The trial court held Nancy Michelle Murphy in contempt after finding that she had not cooperated with the custody evaluator. The appellants argue that this judgment of contempt must be reversed because Nancy Michelle Murphy did not receive adequate notice and because the evidence does not support it.
(i) Notice.
Nancy Michelle Murphy was entitled to reasonable notice related to the allegations of indirect contempt for violating the August 23, 2013 court order. For the reasons discussed in Division 6 (a) (i), supra, we conclude that she received such notice.

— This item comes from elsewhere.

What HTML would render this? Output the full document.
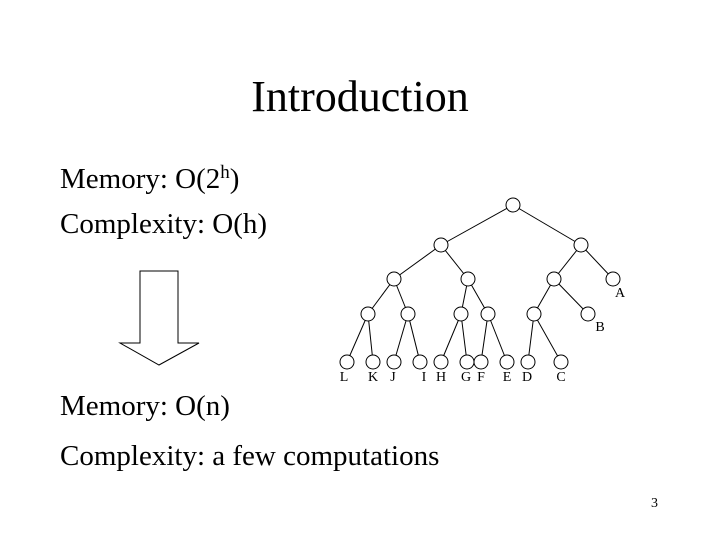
<!DOCTYPE html>
<html><head><style>
body{margin:0;width:720px;height:540px;background:#fff;overflow:hidden;position:relative;font-family:"Liberation Serif",serif;color:#000}
.t{position:absolute;white-space:nowrap;line-height:1}
</style></head><body>
<div class="t" style="left:0;width:720px;text-align:center;top:75px;font-size:44px;padding-left:0"><span style="position:relative;left:0">Introduction</span></div>
<div class="t" style="left:60px;top:165px;font-size:29px">Memory: O(2<sup style="font-size:19px;vertical-align:10px;line-height:0">h</sup>)</div>
<div class="t" style="left:60px;top:210px;font-size:29px">Complexity: O(h)</div>
<div class="t" style="left:60px;top:392px;font-size:29px">Memory: O(n)</div>
<div class="t" style="left:60px;top:442px;font-size:29px">Complexity: a few computations</div>
<div class="t" style="left:651px;top:497px;font-size:14px">3</div>
<svg width="720" height="540" style="position:absolute;left:0;top:0" font-family="Liberation Serif, serif" font-size="14">
<polygon points="140,271 178,271 178,343 199,343 159,365 120,343 140,343" fill="none" stroke="#000" stroke-width="1"/>
<g stroke="#000" stroke-width="1" fill="none">
<line x1="513" y1="205" x2="441" y2="245"/><line x1="513" y1="205" x2="581" y2="245"/>
<line x1="441" y1="245" x2="394" y2="279"/><line x1="441" y1="245" x2="468" y2="279"/>
<line x1="581" y1="245" x2="554" y2="279"/><line x1="581" y1="245" x2="613" y2="279"/>
<line x1="394" y1="279" x2="368" y2="314"/><line x1="394" y1="279" x2="408" y2="314"/>
<line x1="468" y1="279" x2="461" y2="314"/><line x1="468" y1="279" x2="488" y2="314"/>
<line x1="554" y1="279" x2="534" y2="314"/><line x1="554" y1="279" x2="588" y2="314"/>
<line x1="368" y1="314" x2="347" y2="362"/><line x1="368" y1="314" x2="373" y2="362"/>
<line x1="408" y1="314" x2="394" y2="362"/><line x1="408" y1="314" x2="420" y2="362"/>
<line x1="461" y1="314" x2="441" y2="362"/><line x1="461" y1="314" x2="467" y2="362"/>
<line x1="488" y1="314" x2="481" y2="362"/><line x1="488" y1="314" x2="507" y2="362"/>
<line x1="534" y1="314" x2="528" y2="362"/><line x1="534" y1="314" x2="561" y2="362"/>
</g>
<g stroke="#000" stroke-width="1" fill="#fff">
<circle cx="513" cy="205" r="7"/>
<circle cx="441" cy="245" r="7"/><circle cx="581" cy="245" r="7"/>
<circle cx="394" cy="279" r="7"/><circle cx="468" cy="279" r="7"/><circle cx="554" cy="279" r="7"/><circle cx="613" cy="279" r="7"/>
<circle cx="368" cy="314" r="7"/><circle cx="408" cy="314" r="7"/><circle cx="461" cy="314" r="7"/><circle cx="488" cy="314" r="7"/><circle cx="534" cy="314" r="7"/><circle cx="588" cy="314" r="7"/>
<circle cx="347" cy="362" r="7"/><circle cx="373" cy="362" r="7"/><circle cx="394" cy="362" r="7"/><circle cx="420" cy="362" r="7"/><circle cx="441" cy="362" r="7"/><circle cx="467" cy="362" r="7"/><circle cx="481" cy="362" r="7"/><circle cx="507" cy="362" r="7"/><circle cx="528" cy="362" r="7"/><circle cx="561" cy="362" r="7"/>
</g>
<g text-anchor="middle" fill="#000">
<text x="620" y="297">A</text><text x="600" y="331">B</text>
<text x="344" y="381">L</text><text x="373" y="381">K</text><text x="393" y="381">J</text><text x="424" y="381">I</text><text x="441" y="381">H</text><text x="466" y="381">G</text><text x="481" y="381">F</text><text x="507" y="381">E</text><text x="527" y="381">D</text><text x="561" y="381">C</text>
</g>
</svg>
</body></html>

(ii) Sufficiency of the evidence.
The trial court sentenced Nancy Michelle Murphy to incarceration “until she compli[ed] with the August Order by signing the documents previously submitted to her by [the custody evaluator‘s] office.” This was a civil contempt. See In the Interest of J. D., 316 Ga. App. at 21-22 (1) (“If the contemnor is imprisoned only until he performs a specified act, the purpose is remedial and hence the contempt is civil.“) (citations omitted). “In civil contempt appeals, if there is any evidence from which the trial court could have concluded that its order had been violated, we are without power to disturb the judgment absent an abuse of discretion.” In re Waitz, 255 Ga. App. at 842 (citation omitted).
We hold that some evidence supported the conclusion that Nancy Michelle Murphy violated the August 23 order by refusing to cooperate with the custody evaluator. The August 23 order set an October 15, 2013 deadline for completion of the custody evaluation. John Murphy testified that he had done everything the custody evaluator required in order to begin the evaluation, yet the evaluation had not proceeded. It is not disputed that as of November 19, 2013, the date of the trial court‘s contempt order, that evaluation had not occurred. And, in a response to the amended motion for contempt which she filed on October 22, 2013, Nancy Michelle Murphy expressly defied the August 23 order and declared herself justified in refusing to sign the documents that were a prerequisite to the custody evaluation. The trial court was therefore authorized to conclude that she had not signed those documents. See
This is sufficient evidence to authorize the trial court to conclude that Nancy Michelle Murphy violated the August 23 order by refusing
(c) Nancy Michelle Murphy‘s failure to appear at the hearing.
We agree with the appellants that the trial court erred in holding Farmer and King in contempt because of Nancy Michelle Murphy‘s failure to appear at the contempt hearing.
Absent a properly served subpoena or court order requiring a party to appear in person, a party may choose not to be present at the trial of the case and to be represented solely by counsel. This rule accords with the long-established principle that there is full power on the part of the counsel to represent the client, and it is just the same as if the client were there in person.
In re Estate of Coutermarsh, 325 Ga. App. 288, 290 (1) (752 SE2d 448) (2013) (citations and punctuation omitted). See also Masonry Standards v. UPS Truck Leasing, 257 Ga. 743, 743-744 (363 SE2d 553) (1988) (trial court erred in sanctioning defendant for failing to appear in person at trial). John Murphy has pointed to nothing that required Nancy Michelle Murphy to appear in person at the contempt hearing. And because Nancy Michelle Murphy was not required to appear in person, Farmer and King could not be held in contempt for her failure to appear.
Judgment affirmed in part and reversed in part. Doyle, P. J., and Boggs, J., concur.
DECIDED NOVEMBER 17, 2014 —
RECONSIDERATION DENIED DECEMBER 4, 2014.
Millard C. Farmer, Jr., Larry King, for appellants.
Glover & Davis, Taylor B. Drake, Michael W. Warner, Kilpatrick Townsend & Stockton, Stephen E. Hudson, William R. Poplin, Jr., for appellee.